Polish pianist Blechacz makes dazzling Miami debut

By Lawrence Budmen

Pianist Rafal Blechacz performed a wide-ranging recital Tuesday night at Wertheim Performing Arts Center.

The formidable Polish pianist Rafal Blechacz excelled in a recital that spanned from the Baroque to late romantic era Tuesday night at Florida International University’s Wertheim Auditorium. The event was jointly presented by Friends of Chamber Music and the Chopin Foundation of the United States.

Blechacz was top prize winner at the 2005 Chopin International Competition in Warsaw. A musician with bold artistic instincts and dazzling technique, Blechacz was at his finest Tuesday in scores by his compatriots Frederic Chopin and Karol Szymanowski.

Throughout his recital, Blechacz played with accuracy and musicality, even at the most accelerated tempos. For all his power and seemingly easy dexterity, Blechacz commands a wealth of tonal coloring, his dynamics beautifully varied.

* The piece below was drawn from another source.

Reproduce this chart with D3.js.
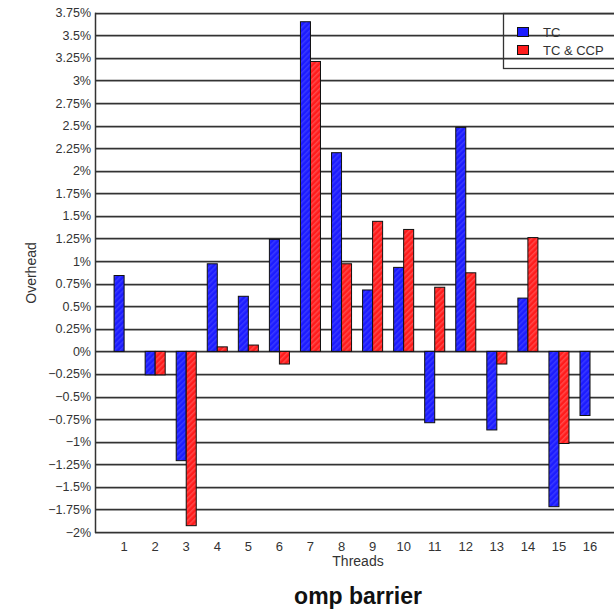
<!DOCTYPE html>
<html><head><meta charset="utf-8">
<script src="https://cdn.jsdelivr.net/npm/d3@7"></script>
<style>body{margin:0;background:#fff}svg{display:block}</style>
</head><body>
<script>
const categories = ["1","2","3","4","5","6","7","8","9","10","11","12","13","14","15","16"];
const tcValues  = [0.84,-0.26,-1.21,0.97,0.61,1.24,3.65,2.20,0.68,0.93,-0.79,2.48,-0.87,0.59,-1.72,-0.71];
const ccpValues = [0,-0.26,-1.93,0.05,0.07,-0.14,3.21,0.97,1.44,1.35,0.71,0.87,-0.14,1.26,-1.02,0];
const seriesNames = ["TC","TC & CCP"];
const yTicks = d3.range(-2, 3.76, 0.25);

(function(){
const W = 614, H = 612;
const svg = d3.select("body").append("svg").attr("width", W).attr("height", H);
const font = "Liberation Sans, Arial, sans-serif";

const defs = svg.append("defs");
function hatch(id, base, stripe){
  const p = defs.append("pattern").attr("id", id).attr("patternUnits","userSpaceOnUse")
    .attr("width",4).attr("height",4).attr("patternTransform","rotate(45)");
  p.append("rect").attr("width",4).attr("height",4).attr("fill",base);
  p.append("rect").attr("width",1.5).attr("height",4).attr("fill",stripe);
}
hatch("hb","#1c1cff","#3a3aff");
hatch("hr","#ff1c1c","#ff4a4a");
const fills = ["url(#hb)","url(#hr)"];
const swatch = ["#1c1cff","#ff1c1c"];

const pl = 95, pt = 12.7, pb = 532, pr = 640;
const y = d3.scaleLinear().domain([-2, 3.75]).range([pb, pt]);
const x = d3.scaleBand().domain(categories).range([108.5, 108.5 + 31.07*16]).paddingInner(0.355).paddingOuter(0.18);
const xs = d3.scaleBand().domain([0,1]).range([0, x.bandwidth()]);

const g = svg.append("g");
yTicks.forEach(t => {
  const yy = Math.round(y(t));
  g.append("line").attr("x1",pl).attr("x2",pr).attr("y1",yy+1.5).attr("y2",yy+1.5)
    .attr("stroke","#c0c0c0").attr("stroke-width",1);
  g.append("line").attr("x1",pl).attr("x2",pr).attr("y1",yy+0.5).attr("y2",yy+0.5)
    .attr("stroke","#333").attr("stroke-width",1.3);
});

const yAxis = d3.axisLeft(y).tickValues(yTicks).tickSize(0).tickPadding(4)
  .tickFormat(d => { const v = Math.round(d*100)/100; return (v<0?"\u2212":"") + Math.abs(v) + "%"; });
const ya = svg.append("g").attr("transform",`translate(${pl},0)`).call(yAxis);
ya.select(".domain").remove();
ya.selectAll("text").attr("font-family",font).attr("font-size",12.5).attr("fill","#333");
svg.append("line").attr("x1",pl+0.5).attr("x2",pl+0.5).attr("y1",pt).attr("y2",pb+1)
  .attr("stroke","#333").attr("stroke-width",1.5);

const xAxis = d3.axisBottom(x).tickSize(0).tickPadding(10);
const xa = svg.append("g").attr("transform",`translate(0,${pb})`).call(xAxis);
xa.select(".domain").remove();
xa.selectAll("text").attr("font-family",font).attr("font-size",13).attr("fill","#333");

const series = [tcValues, ccpValues];
series.forEach((vals, si) => {
  svg.append("g").selectAll("rect").data(vals.map((v,i)=>({v, c:categories[i]})).filter(d=>d.v!==0))
    .join("rect")
    .attr("x", d => x(d.c) + xs(si))
    .attr("width", xs.bandwidth())
    .attr("y", d => y(Math.max(0,d.v)))
    .attr("height", d => Math.abs(y(d.v) - y(0)))
    .attr("fill", fills[si]).attr("stroke","#111").attr("stroke-width",1);
});

svg.append("text").attr("x",358).attr("y",566).attr("text-anchor","middle")
  .attr("font-family",font).attr("font-size",14).attr("fill","#333").text("Threads");
svg.append("text").attr("transform","translate(36,273) rotate(-90)").attr("text-anchor","middle")
  .attr("font-family",font).attr("font-size",14).attr("fill","#333").text("Overhead");
svg.append("text").attr("x",358).attr("y",604).attr("text-anchor","middle")
  .attr("font-family",font).attr("font-size",23).attr("font-weight","bold").attr("fill","#111").text("omp barrier");

const lg = svg.append("g");
lg.append("rect").attr("x",503.5).attr("y",13.5).attr("width",140).attr("height",55)
  .attr("fill","none").attr("stroke","#333").attr("stroke-width",1.3);
seriesNames.forEach((n,i) => {
  const yy = 27 + i*18;
  lg.append("rect").attr("x",517.5).attr("y",yy+0.5).attr("width",11).attr("height",9)
    .attr("fill",swatch[i]).attr("stroke","#111");
  lg.append("text").attr("x",543).attr("y",yy+9.5).attr("font-family",font).attr("font-size",13)
    .attr("fill","#333").text(n);
});
})();
</script>
</body></html>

He seems to be a born Chopin player. Three Mazurkas, Op. 63 impressively demonstrated Blechacz’s range. The B Major Mazurka was big-boned and brisk, the kind of playing that would light up any ballroom. He imbued the Mazurka in F minor with aristocratic nobility and aching sadness, capturing the idiomatic pauses and hesitations of phrase in a deft manner. The great C-sharp minor Mazurka mixed elegance and passion in distinctively romantic tones.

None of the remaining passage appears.